As a writer who also works with a fictional married couple as crime solvers, I found the clever way in which Crane leads us to the possibility of romance and collaboration between Jean and Patrick Abbot very endearing. I liked Jean from the first, and Patrick, too, although he is mostly revealed through Jean’s love-struck eyes. Crane wisely leaves much of their background for subsequent books in the series. Like the best authors, she teases her readers, making us wait to see if the two will collaborate on another crime-solving mission, and to discover if and how their relationship could unfold.
In The Turquoise Shop the two share nothing more than drinks, ideas and pleasant conversation about murder. They don’t marry until book three in the series.
I understand from my own experience as an author that there are advantages and pitfalls to a couple solving crime together. My detectives, Jim Chee and Bernadette Manuelito, married each other in Tony Hillerman’s final novel but began their romance long before I took over the series. That spared me the job of writing about Bernie as an awkward, love-struck rookie cop or about Chee’s earlier failed romances. Using a married detective couple eliminates the need to at least hint at romance as part of each novel. Instead, the challenge is to deepen or stress the relationship as an on-going subplot, while the paired detectives unravel the central mystery and decode the other challenges that round out the novel. It’s a matter of going deep instead of going wide, and Frances Crane proves herself to be an expert at this.
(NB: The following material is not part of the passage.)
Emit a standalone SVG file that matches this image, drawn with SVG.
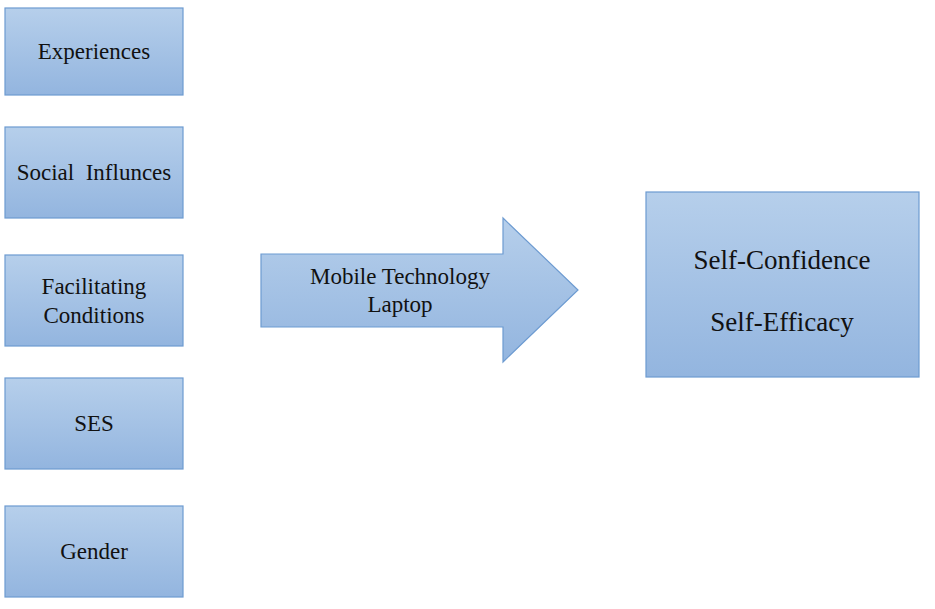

Finally, we all know that enough new mysteries arrive each year to keep us going twenty-four/seven, barely squeezing out the time to read them. What’s the point, one might ask, of bringing back this old classic? The reason is a return to reading for pleasure, relaxed enjoyment and pure, stress-free entertainment. The Turquoise Shop provides a time travel experience back to a simpler and fascinating world. As both a reader and a writer, I am grateful to the American Mystery Classics series for giving The Turquoise Shop another chance to shine.